Washington’s regional NATO ally, Turkey, meanwhile, is committed to vanquishing the presence of the YPG, which it views as a branch of the Turkish Kurdish separatist guerilla movement, the PKK, on its border.
Tensions have also mounted in the wake of last month’s Israeli attack on Latakia, which caused the shoot-down of a Russian aircraft and the deaths of all 15 of its crewmembers. Moscow has responded by offering to deploy Russian S-300 air defense systems to Syria, which would threaten not only Israeli, but also US warplanes.
Even as the threat of a military confrontation involving these various countries mount, the Wall Street Journal Monday published an article questioning whether the stated ends of the US government in confronting Iran were being matched by the means of US military deployments.
The Pentagon, the Journal reported, “has scaled back its presence in the Persian Gulf region … removing ships, planes and missiles that would be needed in a major confrontation.”

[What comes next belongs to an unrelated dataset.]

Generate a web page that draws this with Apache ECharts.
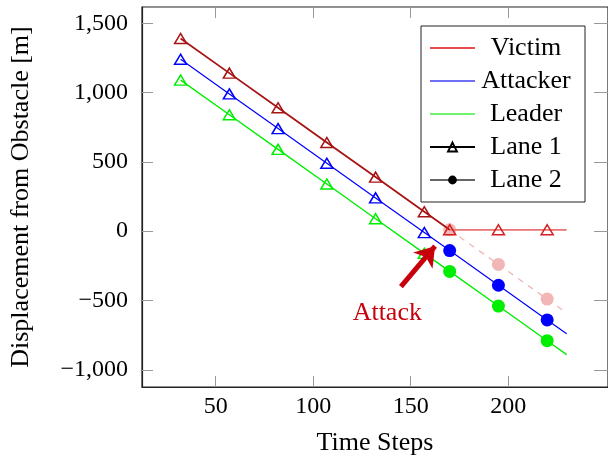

The article points out that the US Navy has not sent an aircraft carrier strike group into the Persian Gulf since March, the longest interval in two decades, while four Patriot missile-defense systems are being pulled out of Jordan, Kuwait and Bahrain this month.
It quotes senior Pentagon officials as saying that the forces are being shifted from the Middle East to confront China and Russia, in line with US strategy documents released late last year, which affirmed that “great power” conflicts have become the main focus for the US military.
Any mismatch between Washington’s rabidly anti-Iranian rhetoric and the actual deployment of military might, however, will only serve to deepen the instability of the situation in Syria, which increasingly poses the threat of erupting into a region-wide and even global war.